I agree. This is point where concepts in C++ may prove more powerful.

>>> templates are hard for users to understand and one of the main reasons for this is that templates are essentially a completely different language with different syntax and semantics which to me looks like mis-design.
>> 
>> I don't think it is hard to understand because of structural typing. Generics are inherently somewhat difficult in a static typing language, because of it's abstract nature. You don't have this problem in dynamic languages. (or you can't escape it, depending on your POV)
>> 
>> I don't agree that templates are a completely different language though. When used purely for parametric polymorphism, it does integrate nicely in the normal type system. When you do use it for meta-programming, which is relatively rare, then the above also applies: this is an inherently difficult way of programming. Just look at something like lisp where you can metaprogram in the same language. Does that make it easy to understand? Or CTFE and string mixins in D, same language, but it's also difficult. Adding more constraints can never solve the fact that humans don't easily grok programs which generate programs.
>> 
> I was talking mostly about meta-programming and not parametric
> polymorphism.
> I agree that it is harder to grok programs that generate programs. this
> is why it is so important IMO to make this as readable as possible.
> to answer your question, lisp does make this _easier_ to understand
> compared to templates. D CTFE functions are much more readable than D
> templates.
> while I agree that this is never trivial, it should not be made near
> impossible like it is in C++. an experienced user should be able to read
> the source of libs like Boost and STL and understand without much
> trouble what it does without being a C++ guru.
> 
>> * I don't think the extra type checking is done, but perhaps it could be.
>> 
> 
> the distinction you make between generics with explicit constraints that
> require explicit inheritance and concepts is more of an implementation
> detail IMO.
> the first uses run-time inheritance for this type checking.
> what I'd prefer is the second implementation where the type-check is
> done at compile-time by means of structural typing but unlike C++ where
> it's optional I want it to be required so that the type-checking is
> performed on the definition and not on the instantiations.
> does that make sense?

I don't understand how you can have structural typing and at the same time require explicit constraints. Maybe I'm missing something here? This was my entire point: losing structural typing because of explicit generic constraints is a bad thing.

June 20, 2009
== Quote from Yigal Chripun (yigal100@gmail.com)'s article
> > Also, while the fact that you need interfaces to specify a vtable layout is an implementation detail, I would argue that, in close to the metal languages, it does more harm than good to try too hard to prevent implementation details from leaking into the language abstractions.  Otherwise, what would be the point of it being a close to the metal language?  The fact that, for templates, one does not need to specify vtable layouts and for OO you do justifies the asymmetry between templates and OO.  Interfaces for templates would just add boilerplate and make explicit something that is already implicitly knowable and checked at compile time anyhow.
> here I disagree. it sometimes makes sense to let implementation details leak into your abstractions when you gain something by it, like performance (e.g. "Worse is better" principle) but I don't see how this applies here. what is there to gain by doing this compromise in this case? there is no added performance since it's all compile-time, there is no additional flexibly like with run-time duck-typing.

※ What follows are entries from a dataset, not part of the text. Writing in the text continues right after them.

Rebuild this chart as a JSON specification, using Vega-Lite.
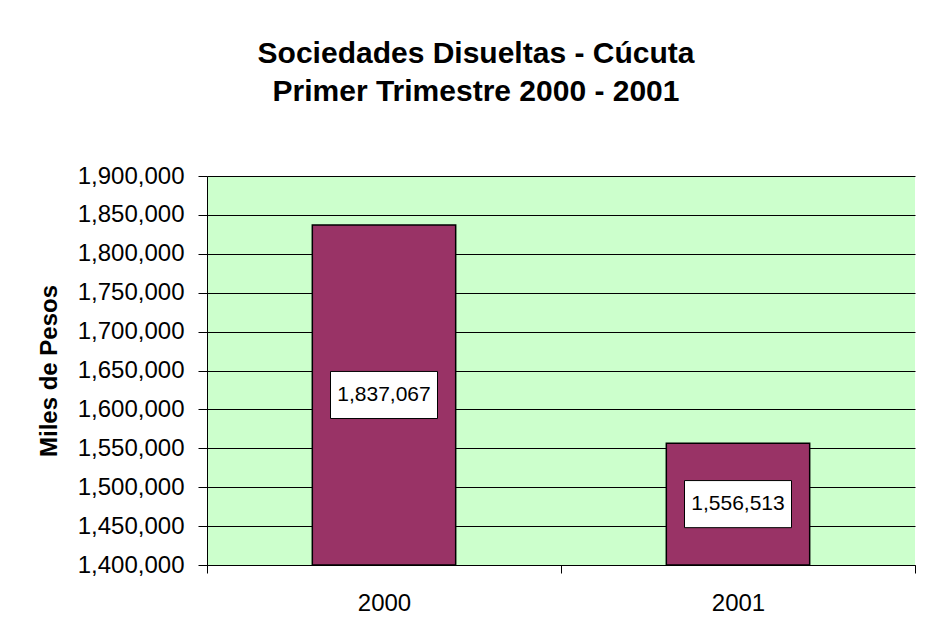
{
  "$schema": "https://vega.github.io/schema/vega-lite/v6.json",
  "width": 708,
  "height": 389,
  "autosize": "none",
  "padding": {"left": 207, "top": 176, "right": 31, "bottom": 56},
  "background": "white",
  "title": {
    "text": ["Sociedades Disueltas - Cúcuta", "Primer Trimestre 2000 - 2001"],
    "font": "Liberation Sans",
    "fontSize": 30,
    "fontWeight": "bold",
    "color": "black",
    "anchor": "middle",
    "dx": -85,
    "lineHeight": 38,
    "offset": 57
  },
  "config": {
    "view": {"fill": "#CCFFCC", "stroke": null},
    "font": "Liberation Sans",
    "axisY": {
      "titleFontSize": 24,
      "titleFontWeight": "bold",
      "titleColor": "black",
      "titlePadding": 16,
      "labelFontSize": 24,
      "labelColor": "black",
      "labelPadding": 14,
      "labelOverlap": false,
      "tickSize": 9,
      "tickColor": "black",
      "domainColor": "black",
      "grid": true,
      "gridColor": "black",
      "gridOpacity": 1,
      "gridWidth": 1
    }
  },
  "data": {
    "values": [
      {"anio": "2000", "valor": 1837067},
      {"anio": "2001", "valor": 1556513}
    ]
  },
  "transform": [{"calculate": "(datum.valor + 1400000) / 2", "as": "medio"}],
  "encoding": {
    "x": {
      "field": "anio",
      "type": "nominal",
      "scale": {"paddingInner": 0, "paddingOuter": 0},
      "axis": {
        "title": null,
        "labelAngle": 0,
        "labelFontSize": 24,
        "labelColor": "black",
        "labelPadding": 18,
        "tickBand": "extent",
        "tickSize": 8,
        "tickColor": "black",
        "domainColor": "black",
        "grid": false
      }
    }
  },
  "layer": [
    {
      "mark": {"type": "bar", "width": {"band": 0.405}, "fill": "#993366", "stroke": "black", "strokeWidth": 1.5},
      "encoding": {
        "y": {
          "field": "valor",
          "type": "quantitative",
          "scale": {"domain": [1400000, 1900000], "zero": false, "nice": false},
          "axis": {
            "title": "Miles de Pesos",
            "values": [1400000, 1450000, 1500000, 1550000, 1600000, 1650000, 1700000, 1750000, 1800000, 1850000, 1900000],
            "format": ",d"
          }
        },
        "y2": {"datum": 1400000}
      }
    },
    {
      "mark": {"type": "point", "shape": "M-1,-0.44L1,-0.44L1,0.44L-1,0.44Z", "size": 11449, "filled": true, "fill": "white", "stroke": "black", "strokeWidth": 1, "opacity": 1},
      "encoding": {
        "y": {
          "field": "medio",
          "type": "quantitative",
          "axis": {
            "title": "Miles de Pesos",
            "values": [1400000, 1450000, 1500000, 1550000, 1600000, 1650000, 1700000, 1750000, 1800000, 1850000, 1900000],
            "format": ",d"
          }
        }
      }
    },
    {
      "mark": {"type": "text", "fontSize": 21, "color": "black", "align": "center", "baseline": "middle"},
      "encoding": {
        "y": {
          "field": "medio",
          "type": "quantitative",
          "axis": {
            "title": "Miles de Pesos",
            "values": [1400000, 1450000, 1500000, 1550000, 1600000, 1650000, 1700000, 1750000, 1800000, 1850000, 1900000],
            "format": ",d"
          }
        },
        "text": {"field": "valor", "type": "quantitative", "format": ",d"}
      }
    }
  ]
}
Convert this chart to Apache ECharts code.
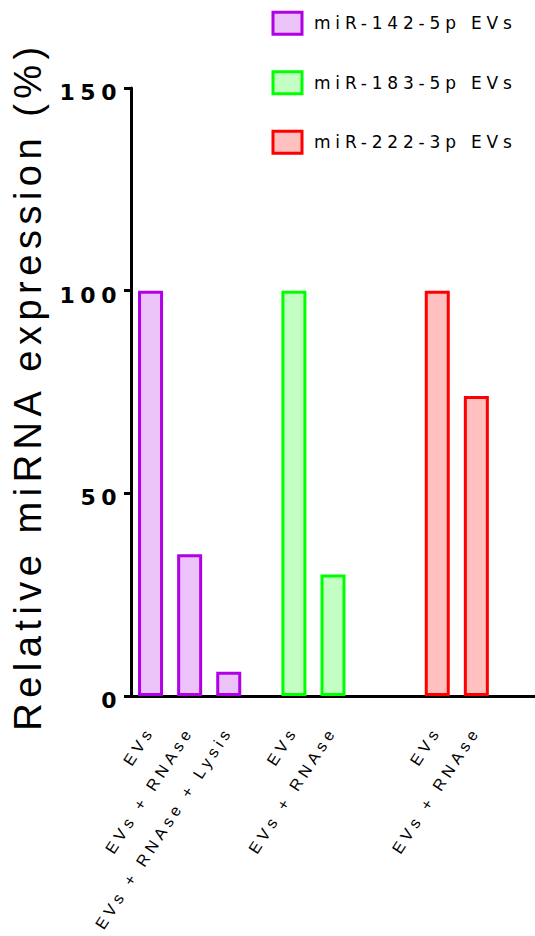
<!DOCTYPE html>
<html>
<head>
<meta charset="utf-8">
<script src="https://cdn.jsdelivr.net/npm/echarts@6/dist/echarts.min.js"></script>
<style>
  html, body { margin: 0; padding: 0; background: #fff; }
  #chart { width: 535px; height: 936px; }
</style>
</head>
<body>
<div id="chart"></div>
<script>
// ---- data ----
const seriesNames = ['miR-142-5p EVs', 'miR-183-5p EVs', 'miR-222-3p EVs'];
const categories142 = ['EVs', 'EVs + RNAse', 'EVs + RNAse + Lysis'];
const values142 = [100, 35, 6];
const categories183 = ['EVs', 'EVs + RNAse'];
const values183 = [100, 30];
const categories222 = ['EVs', 'EVs + RNAse'];
const values222 = [100, 74];
const yTicks = [0, 50, 100, 150];

// ---- layout (slots on a fine category axis) ----
const groups = [
  { cats: categories142, vals: values142 },
  { cats: categories183, vals: values183 },
  { cats: categories222, vals: values222 }
];
const LEAD = 1, STEP = 3, GAP_BEFORE = [0, 2, 5], TOTAL_SLOTS = 31;
const axisCats = new Array(TOTAL_SLOTS).fill('');
const seriesData = groups.map(() => new Array(TOTAL_SLOTS).fill(null));
let slot = LEAD;
groups.forEach((g, gi) => {
  slot += GAP_BEFORE[gi];
  g.cats.forEach((c, ci) => {
    axisCats[slot] = c;
    seriesData[gi][slot] = g.vals[ci];
    slot += STEP;
  });
});

const borderColors = ['#B000E6', '#00FF00', '#FF0000'];
const fillColors = ['#EBC3F8', '#C3FFC3', '#FFC0C0'];
const FONT = 'Liberation Sans, Arial, Helvetica, sans-serif';
const WIDE_FONT = 'DejaVu Sans, Liberation Sans, sans-serif';

const chart = echarts.init(document.getElementById('chart'), null, { renderer: 'svg' });
chart.setOption({
  animation: false,
  backgroundColor: '#fff',
  legend: {
    orient: 'vertical',
    left: 271.5,
    top: 10.8,
    padding: 0,
    itemWidth: 29,
    itemHeight: 22,
    itemGap: 34.5,
    icon: 'rect',
    itemStyle: { borderWidth: 3 },
    textStyle: { fontFamily: WIDE_FONT, fontSize: 17, lineHeight: 22, color: '#000', padding: [0, 0, 0, 7] },
    data: seriesNames
  },
  grid: { left: 131, right: 0, top: 88, bottom: 240, containLabel: false, outerBoundsMode: 'none' },
  xAxis: {
    type: 'category',
    data: axisCats,
    axisLine: { lineStyle: { color: '#000', width: 3 } },
    axisTick: { show: false },
    axisLabel: {
      interval: 0, rotate: 57, margin: 32,
      fontFamily: FONT, fontSize: 16, color: '#000'
    }
  },
  yAxis: {
    type: 'value',
    min: yTicks[0], max: yTicks[yTicks.length - 1], interval: 50,
    name: 'Relative miRNA expression (%)',
    nameLocation: 'middle',
    nameRotate: 90,
    nameGap: 84,
    nameTextStyle: { fontFamily: FONT, fontSize: 38, color: '#000', padding: [0, 0, 0, 12] },
    splitLine: { show: false },
    axisLine: { show: true, lineStyle: { color: '#000', width: 3 } },
    axisTick: { show: true, length: 7, lineStyle: { color: '#000', width: 3 } },
    axisLabel: {
      margin: 9, fontFamily: WIDE_FONT, fontSize: 22, fontWeight: 'bold', color: '#000',
      verticalAlign: 'top', lineHeight: 9
    }
  },
  series: seriesNames.map((name, i) => ({
    name: name,
    type: 'bar',
    data: seriesData[i],
    barWidth: 25,
    barGap: '-100%',
    itemStyle: { color: fillColors[i], borderColor: borderColors[i], borderWidth: 3 }
  }))
});

function applySpacing() {
  document.querySelectorAll('#chart text').forEach(t => {
    const fs = parseFloat(getComputedStyle(t).fontSize);
    let ls;
    if (fs >= 30) ls = 5.5;
    else if (fs >= 19) ls = 5.5;
    else if (fs >= 17) ls = 4.8;
    else ls = 4.5;
    t.style.letterSpacing = ls + 'px';
  });
}
applySpacing();
chart.on('finished', applySpacing);
</script>
</body>
</html>
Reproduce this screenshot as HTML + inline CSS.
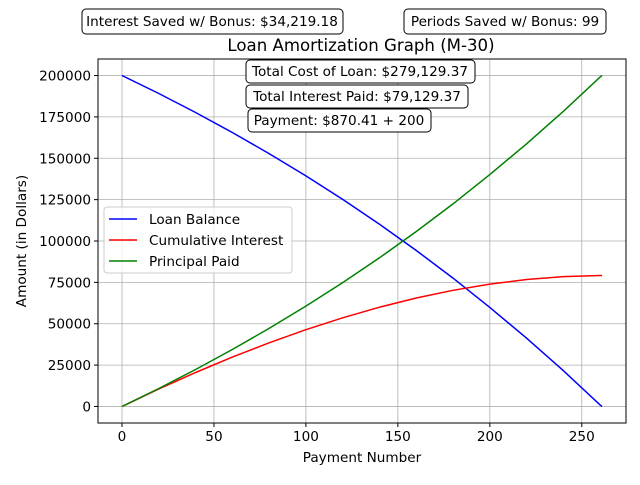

Simplicity and DRY--you only need to specify what the compiler doesn't already know.
June 20, 2009
Lutger wrote:
> 
> Ok, I sort of assumed you talked about explicit instantiation like in C#. For any type that implements a clone operation for example, you have to derive it from ICloneable if you are to use it as a generic parameter. In addition, in your template, you have to explicitly bring all operations under in an interface. (This is the bloat part). Now say I have a type from another library that supports cloning, has the same interface as ICloneable, but doesn't derive from it. You are forced to create a wrapper for it that derives from ICloneable. (the workaround). Also, there is the complication of what to do with arithmetic types.
> 

the arithmetic types issue is not a problem in D since the relevant operators are non-static in D.
I don't understand what's the bloat here. here's an example:

interface I {  // you mean this interface is bloat ?
 void func() ;
}

class C(T : I) {
...
}

regarding the workaround issue, we agreed already that verifying a type against a concept is done structurally.
possible solutions are that identical concepts with different names are implicitly castable to each other. the compiler will treat it similar to aliases.

suppose that you got a type implementing the MyClonable interface which is structurally identical to the standard ICloneable interface.
void foo(T : ICloneable) (T t) {...}
foo() should work with your type because for the compiler both interfaces represent the same concept.

this restricts "duck-typing" to the concept level only.
another option is that instead of this being done by the compiler, the programmer could specify this relation by:

alias MyConcept Iconcept;
// compile type-checks here for conformance and registers this identity

This idea probably can be further refined. I think My general direction here is to have C++ concepts but with a *much* better syntax and more tightly integrated into the type system. In C++ it feels like an optional addon added as an after thought.
June 20, 2009
dsimcha wrote:
> == Quote from Yigal Chripun (yigal100@gmail.com)'s article
>>> Also, while the fact that you need interfaces to specify a vtable layout is an
>>> implementation detail, I would argue that, in close to the metal languages, it
>>> does more harm than good to try too hard to prevent implementation details from
>>> leaking into the language abstractions.  Otherwise, what would be the point of it
>>> being a close to the metal language?  The fact that, for templates, one does not
>>> need to specify vtable layouts and for OO you do justifies the asymmetry between
>>> templates and OO.  Interfaces for templates would just add boilerplate and make
>>> explicit something that is already implicitly knowable and checked at compile time
>>> anyhow.
>> here I disagree. it sometimes makes sense to let implementation details
>> leak into your abstractions when you gain something by it, like
>> performance (e.g. "Worse is better" principle) but I don't see how this
>> applies here. what is there to gain by doing this compromise in this case?
>> there is no added performance since it's all compile-time, there is no
>> additional flexibly like with run-time duck-typing.
> 
> Simplicity and DRY--you only need to specify what the compiler doesn't already know.

simplicity - have one syntax to remember instead of two.
DRY - concepts are already present and used, see the isXXXRange templates. I didn't add anything beyond that.